More news about exhibition and selling of sketches coming very soon.
Ink on Khadi handmade paper
By Lily Mae Martin
I thought I’d get this drawing done in a night – it’s A3in size and I am a very ambitious person. By 2am I decided it was ok to pack it in for the night. But I did get it done and there it is.
I originally bought a stack of this paper to draw some outdoor scenes – similar to the Australian Faraway Tree but as things in my life have become more about inside the home, that is what I am drawn to exploring in my work. The laundry. The mess. The toys. Gifts of flowers, fabric patterns, dishes that I do not want to do and things I do not yet have a place for. I think these scenes are beautiful.
Anyway this is the first of many. But I am onto another drawing now which is for a thing that I will hopefully be writing about in a few months to come.

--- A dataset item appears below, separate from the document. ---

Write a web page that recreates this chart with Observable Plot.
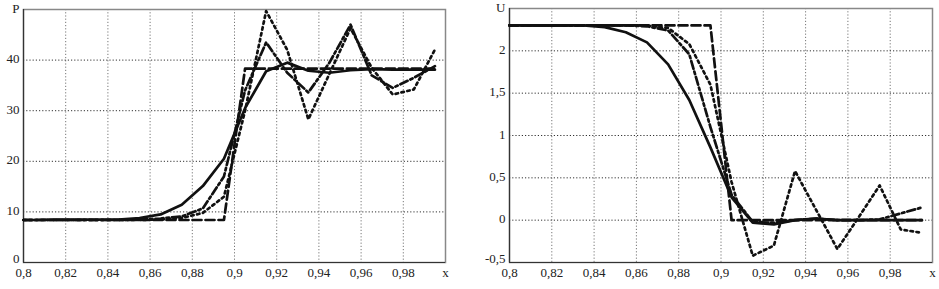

Until then – I will be drawing away and hopefully share the details of my upcoming exhibition in Melbourne very soon.
Statement about the work:
When my daughter was born I began to draw mostly interiors as I was at home more. I didn’t think much about the act at the time, as when you have babies and small children you have to live in the moment – there is every little time for reflection! But now that years have past I have come to see that these small sketches and drawings the spaces and things around us was a way of documenting our lives, like a journal only in pictures. It captures the everyday objects that surrounds us and shapes our days, but is also a window into the emotions I was feeling at the time.
I draw with pen and paper as this is very accessible to me, and also my daughter can use them to. I am inspired by etching techniques and replicate this within my drawings.